- _Exercise description_: Please reproduce exactly the lines between the line holding "Recreate this image as a Python" and the line holding "from matplotlib.lines import Line2D", inclusive, leaving out any pictures.

- _Rows from a dataset_:

>>>

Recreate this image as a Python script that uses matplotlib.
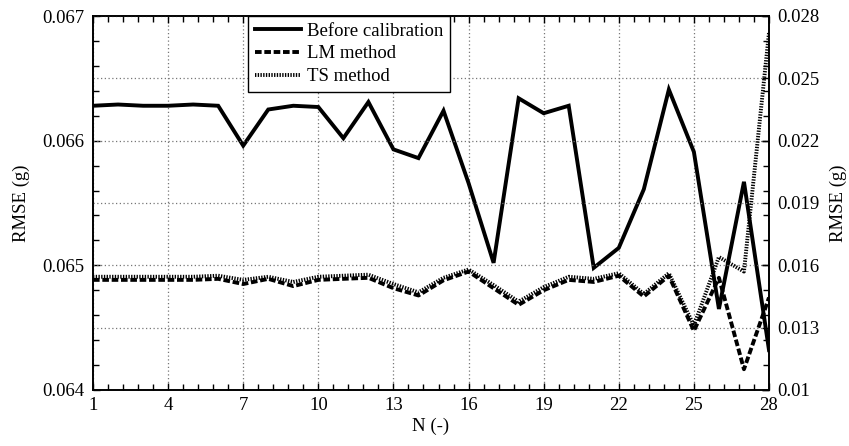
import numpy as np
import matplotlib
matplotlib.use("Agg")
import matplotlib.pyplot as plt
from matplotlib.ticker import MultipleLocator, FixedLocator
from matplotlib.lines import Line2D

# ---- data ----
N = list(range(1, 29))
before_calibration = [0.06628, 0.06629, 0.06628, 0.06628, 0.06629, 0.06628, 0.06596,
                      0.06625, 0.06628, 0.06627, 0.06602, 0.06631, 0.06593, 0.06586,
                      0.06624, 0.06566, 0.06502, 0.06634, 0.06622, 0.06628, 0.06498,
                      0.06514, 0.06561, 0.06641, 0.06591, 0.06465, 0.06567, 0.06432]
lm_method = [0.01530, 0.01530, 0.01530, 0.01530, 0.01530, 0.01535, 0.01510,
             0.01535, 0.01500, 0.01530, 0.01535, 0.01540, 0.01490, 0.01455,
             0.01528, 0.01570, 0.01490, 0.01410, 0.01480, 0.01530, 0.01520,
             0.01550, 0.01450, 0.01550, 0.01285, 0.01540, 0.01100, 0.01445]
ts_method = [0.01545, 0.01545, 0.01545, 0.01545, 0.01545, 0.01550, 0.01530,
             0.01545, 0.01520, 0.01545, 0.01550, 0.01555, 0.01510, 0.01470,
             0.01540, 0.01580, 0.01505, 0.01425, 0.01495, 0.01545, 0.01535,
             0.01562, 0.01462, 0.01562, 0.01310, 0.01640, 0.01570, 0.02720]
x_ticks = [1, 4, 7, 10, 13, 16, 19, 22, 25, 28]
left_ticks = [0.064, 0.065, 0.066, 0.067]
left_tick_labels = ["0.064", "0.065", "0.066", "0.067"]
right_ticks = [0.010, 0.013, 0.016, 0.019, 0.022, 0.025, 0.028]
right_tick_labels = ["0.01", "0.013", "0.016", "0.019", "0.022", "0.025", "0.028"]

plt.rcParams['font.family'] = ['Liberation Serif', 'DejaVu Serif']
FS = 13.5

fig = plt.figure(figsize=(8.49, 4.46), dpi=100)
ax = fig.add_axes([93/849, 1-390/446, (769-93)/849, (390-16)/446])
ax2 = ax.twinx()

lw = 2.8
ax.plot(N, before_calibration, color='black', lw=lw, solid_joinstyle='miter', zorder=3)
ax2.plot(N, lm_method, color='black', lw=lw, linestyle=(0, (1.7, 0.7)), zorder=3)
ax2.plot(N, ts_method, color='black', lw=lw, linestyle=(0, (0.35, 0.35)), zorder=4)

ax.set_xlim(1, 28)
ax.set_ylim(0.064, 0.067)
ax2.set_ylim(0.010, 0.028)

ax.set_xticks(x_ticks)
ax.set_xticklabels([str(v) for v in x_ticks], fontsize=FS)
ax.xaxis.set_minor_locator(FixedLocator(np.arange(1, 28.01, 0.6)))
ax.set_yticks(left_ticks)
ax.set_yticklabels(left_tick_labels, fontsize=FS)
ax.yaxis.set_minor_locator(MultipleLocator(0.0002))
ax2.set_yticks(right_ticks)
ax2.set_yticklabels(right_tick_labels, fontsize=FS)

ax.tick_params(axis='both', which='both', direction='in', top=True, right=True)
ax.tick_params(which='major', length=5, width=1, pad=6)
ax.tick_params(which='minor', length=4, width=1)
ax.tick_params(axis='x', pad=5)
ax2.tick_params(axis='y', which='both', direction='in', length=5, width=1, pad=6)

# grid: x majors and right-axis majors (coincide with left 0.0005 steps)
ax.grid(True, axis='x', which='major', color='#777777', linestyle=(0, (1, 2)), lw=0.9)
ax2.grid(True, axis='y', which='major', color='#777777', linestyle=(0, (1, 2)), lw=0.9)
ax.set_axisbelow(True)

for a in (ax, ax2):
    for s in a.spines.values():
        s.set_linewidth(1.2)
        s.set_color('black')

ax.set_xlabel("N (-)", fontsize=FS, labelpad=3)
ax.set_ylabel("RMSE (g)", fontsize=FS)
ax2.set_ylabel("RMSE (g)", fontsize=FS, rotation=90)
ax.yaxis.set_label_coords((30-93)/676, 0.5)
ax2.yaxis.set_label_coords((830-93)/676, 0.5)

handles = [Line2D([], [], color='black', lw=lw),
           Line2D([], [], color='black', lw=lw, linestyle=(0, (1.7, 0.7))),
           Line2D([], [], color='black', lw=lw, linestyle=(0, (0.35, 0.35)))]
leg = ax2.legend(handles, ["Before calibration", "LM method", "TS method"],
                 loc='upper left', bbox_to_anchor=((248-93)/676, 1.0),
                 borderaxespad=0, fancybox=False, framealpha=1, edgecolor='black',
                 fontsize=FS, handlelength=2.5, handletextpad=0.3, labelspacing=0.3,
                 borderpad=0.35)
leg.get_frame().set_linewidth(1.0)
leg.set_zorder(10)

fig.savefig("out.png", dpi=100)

<<<
>>>

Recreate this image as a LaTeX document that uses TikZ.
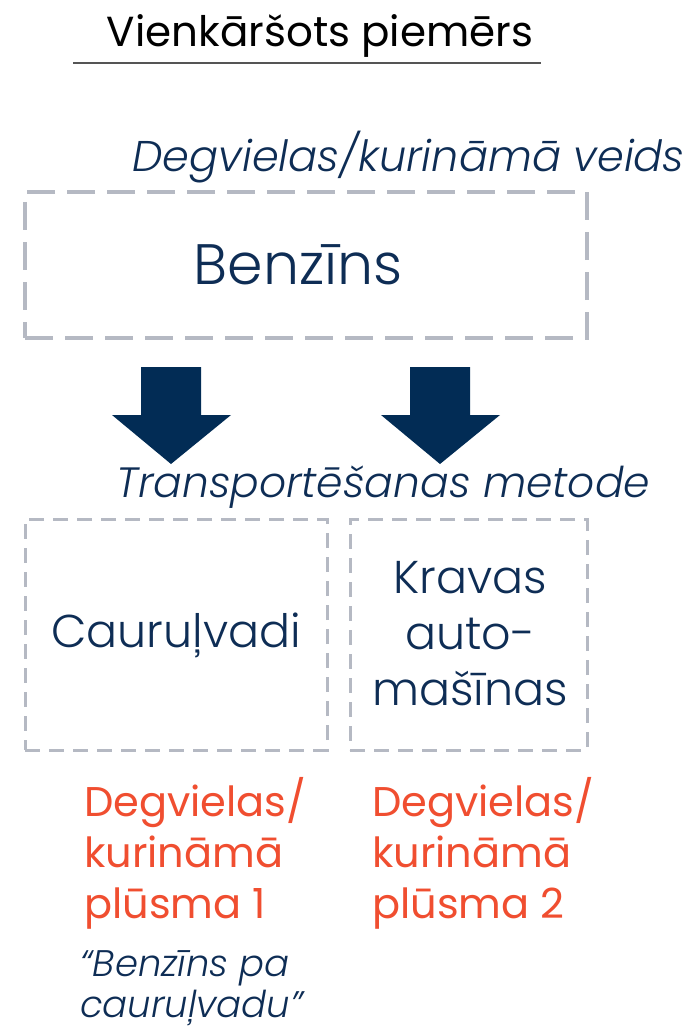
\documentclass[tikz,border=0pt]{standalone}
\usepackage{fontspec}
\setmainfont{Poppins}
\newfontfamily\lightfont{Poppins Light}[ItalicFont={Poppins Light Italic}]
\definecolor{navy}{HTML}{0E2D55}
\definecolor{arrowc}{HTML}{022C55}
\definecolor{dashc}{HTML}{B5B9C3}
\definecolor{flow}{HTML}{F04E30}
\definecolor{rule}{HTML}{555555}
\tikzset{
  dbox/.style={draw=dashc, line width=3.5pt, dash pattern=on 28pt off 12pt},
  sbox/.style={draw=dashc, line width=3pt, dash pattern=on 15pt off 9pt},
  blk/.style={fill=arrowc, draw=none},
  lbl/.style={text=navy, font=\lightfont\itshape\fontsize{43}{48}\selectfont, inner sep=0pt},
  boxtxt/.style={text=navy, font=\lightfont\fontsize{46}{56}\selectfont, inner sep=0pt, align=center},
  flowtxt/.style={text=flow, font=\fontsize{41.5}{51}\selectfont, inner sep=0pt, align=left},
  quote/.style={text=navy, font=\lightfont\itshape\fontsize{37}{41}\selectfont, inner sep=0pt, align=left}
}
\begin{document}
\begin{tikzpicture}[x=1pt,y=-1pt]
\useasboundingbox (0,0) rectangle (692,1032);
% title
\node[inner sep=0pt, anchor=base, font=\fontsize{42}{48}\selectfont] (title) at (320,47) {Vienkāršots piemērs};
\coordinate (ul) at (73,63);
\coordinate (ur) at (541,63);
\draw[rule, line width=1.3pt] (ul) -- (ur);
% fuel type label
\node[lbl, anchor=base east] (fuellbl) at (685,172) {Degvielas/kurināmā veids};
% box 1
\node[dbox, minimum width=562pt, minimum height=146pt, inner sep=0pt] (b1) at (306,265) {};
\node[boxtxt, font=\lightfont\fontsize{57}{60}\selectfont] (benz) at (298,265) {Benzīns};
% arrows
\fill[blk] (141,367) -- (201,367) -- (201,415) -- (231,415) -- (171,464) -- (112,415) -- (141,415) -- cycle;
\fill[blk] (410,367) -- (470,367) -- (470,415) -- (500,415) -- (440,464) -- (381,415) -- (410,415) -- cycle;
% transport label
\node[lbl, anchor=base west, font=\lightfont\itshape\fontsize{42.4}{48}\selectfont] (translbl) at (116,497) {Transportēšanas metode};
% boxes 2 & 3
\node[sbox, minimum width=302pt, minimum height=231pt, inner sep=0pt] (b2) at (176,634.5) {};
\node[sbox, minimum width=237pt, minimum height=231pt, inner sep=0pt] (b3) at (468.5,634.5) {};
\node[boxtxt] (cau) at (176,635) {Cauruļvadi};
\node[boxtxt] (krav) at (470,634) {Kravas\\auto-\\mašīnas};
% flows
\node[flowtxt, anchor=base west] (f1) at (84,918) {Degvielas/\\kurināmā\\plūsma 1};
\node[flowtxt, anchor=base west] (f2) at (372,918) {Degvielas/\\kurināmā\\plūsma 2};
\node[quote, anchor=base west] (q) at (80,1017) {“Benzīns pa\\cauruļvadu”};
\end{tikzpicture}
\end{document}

<<<

- _Result of the exercise_:
Recreate this image as a Python script that uses matplotlib.
import numpy as np
import matplotlib
matplotlib.use("Agg")
import matplotlib.pyplot as plt
from matplotlib.ticker import MultipleLocator, FixedLocator
from matplotlib.lines import Line2D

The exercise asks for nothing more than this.